1 Farad caps in series as batteries

[sean k]

I picked up some 5.5V 1 Farad batteries and I'm going to set them up in series for a potential of 11V with a couple of 100k resistors in parallel as bleeder resistors and by my calculation I'll have a 200mA battery.

If I remember right 1 volt stored at 1 amp equals 1 Farad therefore 10V (1 x 10=10)stored at 2 Farads = 200mA (2/10 =.2).

The idea is that, with even 4 to 6 0f these batteries, one will be able to just plug in 9V for a few seconds to fill them up then they'll be of use for, hopefully an hour or two in the average stompbox, then you'll just plug in the 9V again for less time than it takes to change a battery. Am I completely off the mark or will this idea work?

[solderman]

Hi
Without thinking to much, I think you are confusing effect with energy here. You are forgetting the letter "h" in mAh as effect over time. If you're calculations were right i am positive that you have solved the energy need for this planet for all time to come . You will need the same amount of energy (mAh) to play for an hour regardless of power source. Higher effect (mA) when loading the caps will give shorter time (h) to reach the same potential energy (mAh).   

[sean k]

Hey solderman, I've kinda been aware of the time thing but wondered how it fitted in and now that you've said that I'm wondering where I'll find the answers other than to charge up the caps and run a metermeasuring current into a load. I know they are batteries of a kind, caps, because the tube amp runs on as the caps discharge. Also you get sag, volts go down, in the tube amp when the caps are too small and the current load is high. Theres also the caps in cameras that charge up to run the flash. I'll go back and do some reading...

[alanlan]

It sounds like a crazy idea!!!

Seriously though, a number of points:

2 X 1F caps in series is 0.5F not 2F.  If you put them in parallel then you would have 2F but of course it would be rated at 5.5V maximum.
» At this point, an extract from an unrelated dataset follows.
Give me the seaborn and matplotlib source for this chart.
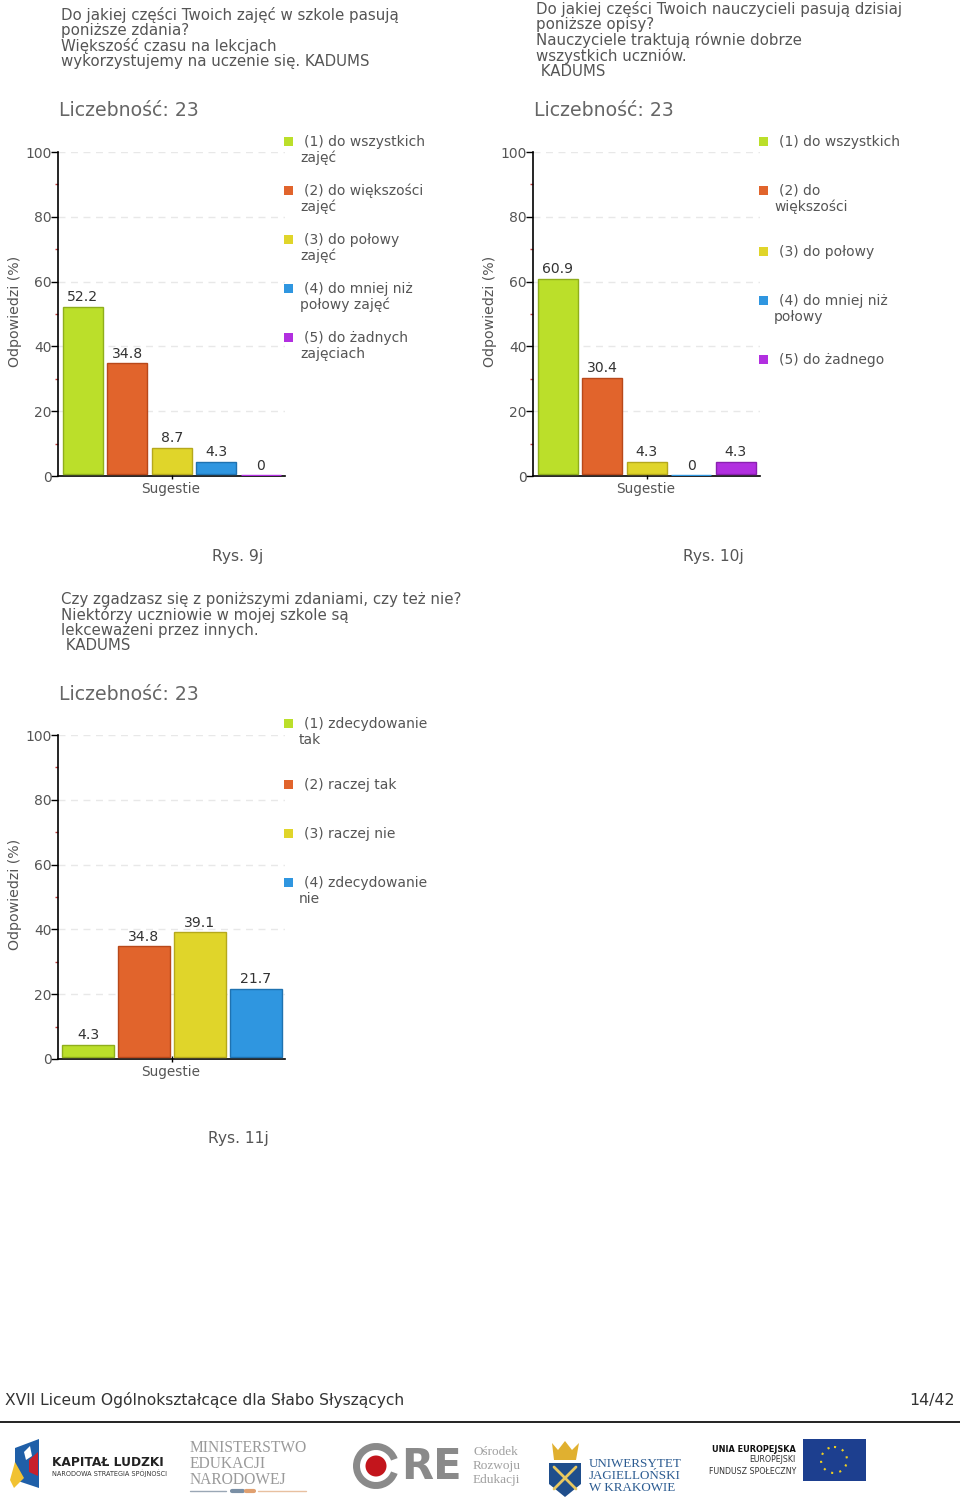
import pandas as pd
import matplotlib
matplotlib.use('Agg')
import matplotlib.pyplot as plt
from matplotlib.patches import Rectangle, Circle, Wedge, Polygon
import seaborn as sns

W, H = 960, 1510

# Chart values
values_9j = [52.2, 34.8, 8.7, 4.3, 0]
values_10j = [60.9, 30.4, 4.3, 0, 4.3]
values_11j = [4.3, 34.8, 39.1, 21.7]
cats_9j = ['1', '2', '3', '4', '5']
cats_11j = ['1', '2', '3', '4']
yticks = [0, 20, 40, 60, 80, 100]
minor_yticks = [10, 30, 50, 70, 90]
labels_9j = ['(1) do wszystkich\nzajęć', '(2) do większości\nzajęć', '(3) do połowy\nzajęć',
             '(4) do mniej niż\npołowy zajęć', '(5) do żadnych\nzajęciach']
labels_10j = ['(1) do wszystkich', '(2) do\nwiększości', '(3) do połowy',
              '(4) do mniej niż\npołowy', '(5) do żadnego']
labels_11j = ['(1) zdecydowanie\ntak', '(2) raczej tak', '(3) raczej nie', '(4) zdecydowanie\nnie']
title_9j = 'Do jakiej części Twoich zajęć w szkole pasują\nponiższe zdania?\nWiększość czasu na lekcjach\nwykorzystujemy na uczenie się. KADUMS'
title_10j = 'Do jakiej części Twoich nauczycieli pasują dzisiaj\nponiższe opisy?\nNauczyciele traktują równie dobrze\nwszystkich uczniów.\n KADUMS'
title_11j = 'Czy zgadzasz się z poniższymi zdaniami, czy też nie?\nNiektórzy uczniowie w mojej szkole są\nlekceważeni przez innych.\n KADUMS'

colors = ['#bbdf2a', '#e1642c', '#e0d52a', '#2f96e0', '#b22fe0']
edges = ['#8fae1c', '#b8481a', '#b5a81c', '#1f72b0', '#8a20b0']
grey = '#555555'

sns.set_theme(style='white')
plt.rcParams['font.family'] = ['DejaVu Sans']

fig = plt.figure(figsize=(W / 100, H / 100), dpi=100)
bg = fig.add_axes([0, 0, 1, 1])
bg.set_xlim(0, W)
bg.set_ylim(H, 0)
bg.axis('off')


def txt(x, y, s, size=9, color=grey, **kw):
    kw.setdefault('va', 'center')
    kw.setdefault('ha', 'left')
    return bg.text(x, y, s, fontsize=size, color=color, **kw)


def draw_chart(left, top, cats, values, labels, legend_ys, legend_x, title, title_y, bar_width, xlim):
    ax = fig.add_axes([left / W, 1 - (top + 324) / H, 227 / W, 324 / H])
    df = pd.DataFrame({'cat': cats, 'val': values})
    sns.barplot(data=df, x='cat', y='val', hue='cat', palette=colors[:len(cats)], legend=False,
                width=bar_width, ax=ax, zorder=3, saturation=1)
    for i, patch in enumerate(ax.patches[:len(cats)]):
        patch.set_edgecolor(edges[i])
        patch.set_linewidth(1.0)
        # bars float a little above the axis line in the original
        patch.set_y(0.5)
        patch.set_height(max(values[i] - 0.5, 0))
        if values[i] == 0:
            patch.set_y(0.3)
            patch.set_edgecolor(colors[i])
            patch.set_linewidth(1.0)
    for i, v in enumerate(values):
        ax.text(i, v + 0.8, f'{v:g}', ha='center', va='bottom', fontsize=10.1, color='#333333')
    ax.set_xlim(*xlim)
    ax.set_ylim(0, 100)
    ax.set_yticks(yticks)
    ax.set_yticks(minor_yticks, minor=True)
    ax.set_xticks([(len(cats) - 1) / 2])
    ax.set_xticklabels([''])
    ax.tick_params(axis='y', which='major', length=5, width=1, color='black', labelsize=10,
                   labelcolor=grey, pad=-0.5, left=True)
    ax.tick_params(axis='y', which='minor', length=2, width=1, color='#c04040', left=True)
    ax.tick_params(axis='x', length=4, width=1, color='black', bottom=True, direction='inout')
    ax.yaxis.grid(True, which='major', color='#e8e8e8', linestyle=(0, (5, 4)), linewidth=1, zorder=0)
    ax.set_axisbelow(True)
    ax.set_xlabel('')
    ax.set_ylabel('')
    for side in ['top', 'right']:
        ax.spines[side].set_visible(False)
    for side in ['left', 'bottom']:
        ax.spines[side].set_color('black')
        ax.spines[side].set_linewidth(1.2)
    ax.patch.set_alpha(0)

    txt(left - 43, top + 159, 'Odpowiedzi (%)', size=10.2, rotation=90, ha='center')
    txt(left + 113, top + 337, 'Sugestie', size=9.8, ha='center')
    txt(left + 1, top - 41, 'Liczebność: 23', size=13.6, color='#666666')
    txt(left + 3, title_y, title, size=10.8, va='top', linespacing=0.99)
    for i, (lab, ly) in enumerate(zip(labels, legend_ys)):
        bg.add_patch(Rectangle((left + 226, top + ly - 5), 9, 9, color=colors[i], lw=0, zorder=2))
        first, *rest = lab.split('\n')
        txt(left + 246, top + ly, first, size=10)
        for r in rest:
            txt(left + legend_x, top + ly + 16, r, size=10)


xlim_5 = (-0.563, 4.55)
xlim_4 = (-0.536, 3.518)
draw_chart(58, 152, cats_9j, values_9j, labels_9j, [-10, 39, 88, 137, 186], 242, title_9j, 7, 0.9, xlim_5)
draw_chart(533, 152, cats_9j, values_10j, labels_10j, [-10, 39, 100, 149, 208], 241, title_10j, 1, 0.9, xlim_5)
draw_chart(58, 735, cats_11j, values_11j, labels_11j, [-11, 50, 99, 148], 241, title_11j, 592, 0.93, xlim_4)

# Captions
txt(238, 556, 'Rys. 9j', size=11.2, ha='center')
txt(713, 556, 'Rys. 10j', size=11.2, ha='center')
txt(238, 1139, 'Rys. 11j', size=11.2, ha='center')

# Footer
txt(5, 1400, 'XVII Liceum Ogólnokształcące dla Słabo Słyszących', size=11.2, color='#333333')
txt(955, 1400, '14/42', size=11.4, color='#333333', ha='right')
bg.plot([0, 960], [1422, 1422], color='#222222', lw=1.4)

# Logos
bg.add_patch(Polygon([(15, 1448), (39, 1439), (39, 1488), (15, 1480)], color='#1f5fa8', lw=0))
bg.add_patch(Polygon([(10, 1480), (15, 1462), (24, 1478), (14, 1488)], color='#f1c232', lw=0))
bg.add_patch(Polygon([(29, 1460), (38, 1452), (38, 1476), (29, 1472)], color='#c8202c', lw=0))
bg.add_patch(Polygon([(24, 1452), (30, 1446), (32, 1456), (26, 1460)], color='white', lw=0))
txt(52, 1462, 'KAPITAŁ LUDZKI', size=8.8, color='#222222', fontweight='bold')
txt(52, 1473, 'NARODOWA STRATEGIA SPÓJNOŚCI', size=4.7, color='#333333')
txt(190, 1464, 'MINISTERSTWO\nEDUKACJI\nNARODOWEJ', size=11.2, color='#9a9a9a', family='Liberation Serif', linespacing=1.02)
bg.plot([190, 226], [1491, 1491], color='#9aa7b5', lw=1)
bg.plot([232, 243], [1491, 1491], color='#7a8fa5', lw=3)
bg.plot([246, 254], [1491, 1491], color='#e0a070', lw=3)
bg.plot([258, 306], [1491, 1491], color='#e8c0a0', lw=1)
bg.add_patch(Wedge((376, 1466), 23, 20, 340, width=7, color='#8a8a8a', lw=0))
bg.add_patch(Circle((376, 1466), 10.5, color='#c3151c', lw=0))
txt(401, 1467, 'RE', size=30, color='#8a8a8a', fontweight='bold')
txt(473, 1466, 'Ośrodek\nRozwoju\nEdukacji', size=9.5, color='#a0a0a0', family='Liberation Serif', linespacing=1.21)
bg.add_patch(Polygon([(549, 1463), (581, 1463), (581, 1484), (565, 1497), (549, 1484)], color='#1f4e8c', lw=0))
bg.add_patch(Polygon([(552, 1443), (558, 1450), (565, 1441), (572, 1450), (579, 1443), (576, 1460), (554, 1460)], color='#e0b030', lw=0))
bg.plot([554, 576], [1467, 1489], color='#e8c860', lw=2)
bg.plot([576, 554], [1467, 1489], color='#e8c860', lw=2)
txt(589, 1476, 'UNIWERSYTET\nJAGIELLOŃSKI\nW KRAKOWIE', size=9.4, color='#2a5a90', family='Liberation Serif', linespacing=1.0)
txt(796, 1449, 'UNIA EUROPEJSKA', size=5.9, color='#111111', fontweight='bold', ha='right')
txt(796, 1460, 'EUROPEJSKI', size=5.7, color='#333333', ha='right')
txt(796, 1471, 'FUNDUSZ SPOŁECZNY', size=5.7, color='#333333', ha='right')
bg.add_patch(Rectangle((803, 1439), 63, 42, color='#1d3f8f', lw=0))
bg.add_patch(Circle((834, 1460), 13, fill=False, ec='#f0d020', lw=1.5, ls=(0, (1, 3))))

fig.savefig('out.png', dpi=100, facecolor='white')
The equation you need is Q (charge in Coulombs) = C (capacitance in Farads) X V (Volts).

So, if you charge the 2F cap to 5.5V (which happens to be the maximum before damage may be sustained), you have a charge of 11C.

Current (A) is the rate of change of charge or, Q / time.  So, if you drained a constant current of 1mA from the capacitor, all the charge would be gone (in theory) in 11000 seconds.  But as the charge on the capacitor is reduced, then so must the voltage (look at the equation again).  So the voltage would ramp down linearly as the current flows.  
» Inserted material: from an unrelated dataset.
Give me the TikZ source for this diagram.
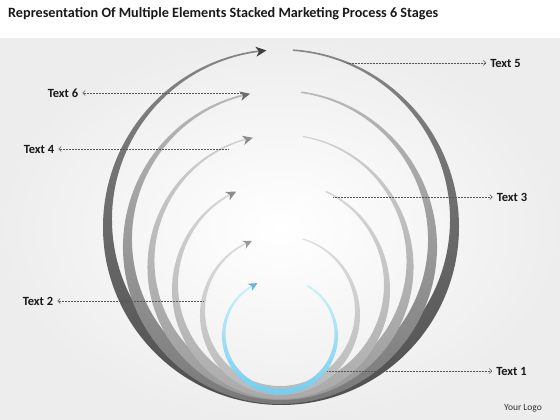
\documentclass[tikz,border=0pt]{standalone}
\usepackage{fontspec}
\setmainfont{Carlito}
\usetikzlibrary{arrows.meta,calc}
% ring: #1 cx, #2 cy, #3 R, #4 inner r, #5 inner cy, #6 start angle, #7 end angle, #8 top colour, #9 bottom colour
\newcommand\myring[9]{%
  \shade[top color=#8, bottom color=#9]
    ($(#1,#2)+(#6:#3)$) arc[start angle=#6, end angle=#7-360, radius=#3]
    -- ($(#1,#5)+(#7:#4)$) arc[start angle=#7-360, end angle=#6, radius=#4] -- cycle;}
% arrow head: #1 cx, #2 cy, #3 radius, #4 angle, #5 scale, #6 colour
\newcommand\myhead[6]{%
  \fill[#6, shift={($(#1,#2)+(#4:#3)$)}, rotate=#4-90, scale=#5]
    (7,0) -- (-3.5,5) -- (-0.5,0) -- (-3.5,-5) -- cycle;}
\definecolor{rsixT}{HTML}{858585}\definecolor{rsixB}{HTML}{4E4E4E}
\definecolor{rfivT}{HTML}{B8B8B8}\definecolor{rfivB}{HTML}{777777}
\definecolor{rfouT}{HTML}{D0D0D0}\definecolor{rfouB}{HTML}{979797}
\definecolor{rthrT}{HTML}{D6D6D6}\definecolor{rthrB}{HTML}{A6A6A6}
\definecolor{rtwoT}{HTML}{DCDCDC}\definecolor{rtwoB}{HTML}{B6B6B6}
\definecolor{roneT}{HTML}{CDEFFB}\definecolor{roneB}{HTML}{6CCBEF}
\definecolor{connc}{HTML}{555555}
\begin{document}
\begin{tikzpicture}[x=1pt,y=1pt,
  lbl/.style={font=\bfseries\fontsize{12.5}{14}\selectfont, text=black!90, inner sep=0pt},
  conn/.style={draw=connc, line width=0.5pt, densely dotted, -{Straight Barb[length=2.5pt,width=5pt]}, shorten >=4pt}]
\useasboundingbox (0,0) rectangle (560,420);
% background
\shade[inner color=white, outer color=black!7] (0,0) rectangle (560,382);
\fill[white] (0,382) rectangle (560,420);
\node[anchor=west, inner sep=0pt, font=\bfseries\fontsize{14.2}{16}\selectfont, text=black!90] (title) at (8,406) {Representation Of Multiple Elements Stacked Marketing Process 6 Stages};
% rings
\myring{281}{193}{178}{169}{200.5}{86}{97}{rsixT}{rsixB}
\myhead{281}{193}{177}{97}{1.0}{black!75}
\myring{280}{173}{157}{148}{180.5}{82}{103.5}{rfivT}{rfivB}
\myhead{280}{173}{156}{103.5}{0.95}{black!58}
\myring{280.5}{153}{133}{126}{159}{80}{105}{rfouT}{rfouB}
\myhead{280.5}{153}{132}{105}{0.95}{black!45}
\myring{281}{130}{109}{103}{135}{65}{118}{rthrT}{rthrB}
\myhead{281}{130}{108}{118}{0.95}{black!45}
\myring{280}{105}{80}{75}{109}{73}{115}{rtwoT}{rtwoB}
\myhead{280}{105}{79}{115}{0.85}{black!40}
\myring{280}{84}{58}{54.5}{86}{61}{119}{roneT}{roneB}
\myhead{280}{84}{57.2}{119}{0.85}{roneB!90!black}
% labels
\node[lbl] (t5) at (505.5,357) {Text 5};
\node[lbl] (t6) at (63,327) {Text 6};
\node[lbl] (t4) at (39,271) {Text 4};
\node[lbl] (t3) at (512,223) {Text 3};
\node[lbl] (t2) at (38,119) {Text 2};
\node[lbl] (t1) at (511.5,49) {Text 1};
\node[inner sep=0pt, font=\fontsize{9.5}{11}\selectfont, text=black!80] (logo) at (523,12) {Your Logo};
% connector free ends
\coordinate (c5) at (347,357);
\coordinate (c6) at (240,327);
\coordinate (c4) at (228,271);
\coordinate (c3) at (333,223);
\coordinate (c2) at (203,119);
\coordinate (c1) at (327,49);
\draw[conn] (c5) -- (t5.west);
\draw[conn] (c6) -- (t6.east);
\draw[conn] (c4) -- (t4.east);
\draw[conn] (c3) -- (t3.west);
\draw[conn] (c2) -- (t2.east);
\draw[conn] (c1) -- (t1.west);
\end{tikzpicture}
\end{document}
If you load a charged capacitor with a resistive load (rather than a constant current load), the voltage will decrease exponentially i.e. it will reduce more quickly initially and level off towards zero.
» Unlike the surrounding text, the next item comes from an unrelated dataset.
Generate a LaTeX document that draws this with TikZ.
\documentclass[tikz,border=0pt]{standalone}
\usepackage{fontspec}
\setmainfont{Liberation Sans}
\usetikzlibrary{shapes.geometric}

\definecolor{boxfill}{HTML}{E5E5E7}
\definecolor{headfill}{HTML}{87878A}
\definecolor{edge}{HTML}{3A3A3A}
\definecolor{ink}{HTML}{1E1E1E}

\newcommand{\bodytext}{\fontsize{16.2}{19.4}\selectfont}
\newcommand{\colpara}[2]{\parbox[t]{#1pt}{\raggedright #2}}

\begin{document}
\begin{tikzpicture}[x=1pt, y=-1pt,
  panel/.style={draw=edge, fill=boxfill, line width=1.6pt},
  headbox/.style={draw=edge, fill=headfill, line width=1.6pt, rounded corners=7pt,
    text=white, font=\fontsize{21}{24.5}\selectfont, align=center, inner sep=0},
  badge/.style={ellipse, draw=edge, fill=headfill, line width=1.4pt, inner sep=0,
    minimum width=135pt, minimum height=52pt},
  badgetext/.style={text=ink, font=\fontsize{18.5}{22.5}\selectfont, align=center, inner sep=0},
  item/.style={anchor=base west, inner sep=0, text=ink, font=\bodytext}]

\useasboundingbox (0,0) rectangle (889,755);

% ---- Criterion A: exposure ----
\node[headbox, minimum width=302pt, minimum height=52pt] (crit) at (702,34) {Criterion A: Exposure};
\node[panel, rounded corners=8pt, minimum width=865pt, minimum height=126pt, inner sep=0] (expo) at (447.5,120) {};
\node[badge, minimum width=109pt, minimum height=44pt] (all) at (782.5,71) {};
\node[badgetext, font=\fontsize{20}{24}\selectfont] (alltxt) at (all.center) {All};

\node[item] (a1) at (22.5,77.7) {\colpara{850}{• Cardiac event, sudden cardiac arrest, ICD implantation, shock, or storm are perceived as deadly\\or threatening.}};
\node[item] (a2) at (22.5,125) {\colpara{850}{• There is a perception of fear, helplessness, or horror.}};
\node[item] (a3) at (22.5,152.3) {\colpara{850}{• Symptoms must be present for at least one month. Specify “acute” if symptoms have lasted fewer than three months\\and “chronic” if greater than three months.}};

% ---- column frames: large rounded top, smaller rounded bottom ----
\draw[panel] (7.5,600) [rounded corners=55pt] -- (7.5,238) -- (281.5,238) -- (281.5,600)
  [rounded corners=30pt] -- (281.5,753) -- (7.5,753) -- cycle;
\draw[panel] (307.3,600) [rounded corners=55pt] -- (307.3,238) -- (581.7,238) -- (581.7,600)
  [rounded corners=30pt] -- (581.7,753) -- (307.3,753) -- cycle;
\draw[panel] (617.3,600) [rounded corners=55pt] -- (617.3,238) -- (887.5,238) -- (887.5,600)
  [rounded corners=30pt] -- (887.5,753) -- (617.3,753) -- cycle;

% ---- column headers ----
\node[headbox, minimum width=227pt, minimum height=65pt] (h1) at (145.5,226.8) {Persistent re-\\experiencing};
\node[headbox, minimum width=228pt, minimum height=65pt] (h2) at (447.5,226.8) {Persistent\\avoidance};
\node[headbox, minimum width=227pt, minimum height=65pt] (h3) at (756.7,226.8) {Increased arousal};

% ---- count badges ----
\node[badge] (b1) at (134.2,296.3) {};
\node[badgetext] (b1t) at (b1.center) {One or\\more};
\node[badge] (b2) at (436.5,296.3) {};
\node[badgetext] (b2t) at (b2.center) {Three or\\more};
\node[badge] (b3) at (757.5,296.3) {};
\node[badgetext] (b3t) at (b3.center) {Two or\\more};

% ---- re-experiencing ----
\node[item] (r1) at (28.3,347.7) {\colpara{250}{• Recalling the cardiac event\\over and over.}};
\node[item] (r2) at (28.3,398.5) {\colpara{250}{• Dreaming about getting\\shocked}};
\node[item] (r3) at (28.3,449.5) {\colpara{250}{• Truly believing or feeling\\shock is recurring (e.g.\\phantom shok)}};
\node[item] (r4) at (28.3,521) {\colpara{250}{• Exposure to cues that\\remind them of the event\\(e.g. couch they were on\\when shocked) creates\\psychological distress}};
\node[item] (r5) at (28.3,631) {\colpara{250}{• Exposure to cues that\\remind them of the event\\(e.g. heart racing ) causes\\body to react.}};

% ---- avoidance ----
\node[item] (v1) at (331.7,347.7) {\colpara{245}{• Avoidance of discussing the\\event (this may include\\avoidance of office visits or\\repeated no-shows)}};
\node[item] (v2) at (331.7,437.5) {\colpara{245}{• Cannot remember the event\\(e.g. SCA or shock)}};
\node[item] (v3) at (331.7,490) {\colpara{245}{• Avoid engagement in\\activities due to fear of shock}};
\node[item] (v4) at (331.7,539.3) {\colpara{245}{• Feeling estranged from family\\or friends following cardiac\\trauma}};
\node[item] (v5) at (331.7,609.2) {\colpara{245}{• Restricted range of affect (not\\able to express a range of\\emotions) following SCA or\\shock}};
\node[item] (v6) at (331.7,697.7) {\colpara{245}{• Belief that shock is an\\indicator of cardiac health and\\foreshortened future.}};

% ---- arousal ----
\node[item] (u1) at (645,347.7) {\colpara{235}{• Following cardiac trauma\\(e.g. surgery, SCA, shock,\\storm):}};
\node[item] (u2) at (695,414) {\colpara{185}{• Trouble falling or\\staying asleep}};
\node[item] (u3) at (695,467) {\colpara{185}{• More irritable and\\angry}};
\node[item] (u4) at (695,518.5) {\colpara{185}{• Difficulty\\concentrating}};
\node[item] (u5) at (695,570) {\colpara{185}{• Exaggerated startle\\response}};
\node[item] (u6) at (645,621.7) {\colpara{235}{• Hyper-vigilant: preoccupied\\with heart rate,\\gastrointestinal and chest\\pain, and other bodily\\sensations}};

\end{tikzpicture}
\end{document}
I don't mean to dampen your enthusiasm and maybe I'm missing something here!

[sean k]

No problem, I'm learning and thats a good thing
I'll get two more and have each two in series in parallel so I'll have 1F capable of about 10V and then I'll charge them up and use then on a booster and see how long they go. 8 of these caps takes the same space as a 9V battery and given the price of 9V rechargeables and the charger... I don't know I'll see what happens. Thanks for the info chaps.

[petemoore]

RG was talking about "Supercaps' IIRC.
  I like the idea...especially if it could wait for a few hours then do a whole say 4 hour gig.
  Zap your cap and not have to worry about opening up the pedal case next week to get the discharged, new battery out.

[R.G.]

Q = C*V, or C = Q/V

You can also write this as
C = (dv/dt)/(dV/dt) Since C is constant with time. Mostly at least.

dq/dt is the same thing as current I, so C = I/(dV/dt) where dV/dt is "the change of voltage per unit time".

Finally,
dv/dt = I/C, which tells us that the voltage runs down at a rate of I/C.The form we need this in is dt = Cdv/I, or "the time it takes to drain a capacitor of C capacitance is C times the difference in the starting and finishing voltages divided by the current you pull."

A "9V" battery is considered dead at 7V by the battery makers. If you run an LED in your effect at 10ma (which is pretty common) and the effect is 1ma (a reasonable guess for simple effects) then I = 11ma.

The time between 9V and 7V at 11ma for a 0.5F cap is dt = dv*C/I = 2V*0.5F/0.02 = (1/2)*10E2 V-F/A = 50seconds.

If I didn't drop a decimal somewhere, two 1F/4.5V supercaps in series will run an effect using 11ma for 50 seconds before reaching the same voltage at which a battery would be considered drained.

[sean k]

Thanks R.G.,
                   So that means that 2 in series paralleled with another two in series equals about 100 seconds with the LED. So if we take out the LED we can safely times that by 10 for 1000 seconds which is about 16 minutes.
What I'm thinking now is that one rechargable battery or powersupply could then be hooked up to all the FX and be used to charge up the individual caps when they start sounding nasty. It'd save money in batteries and space in individual power supplies.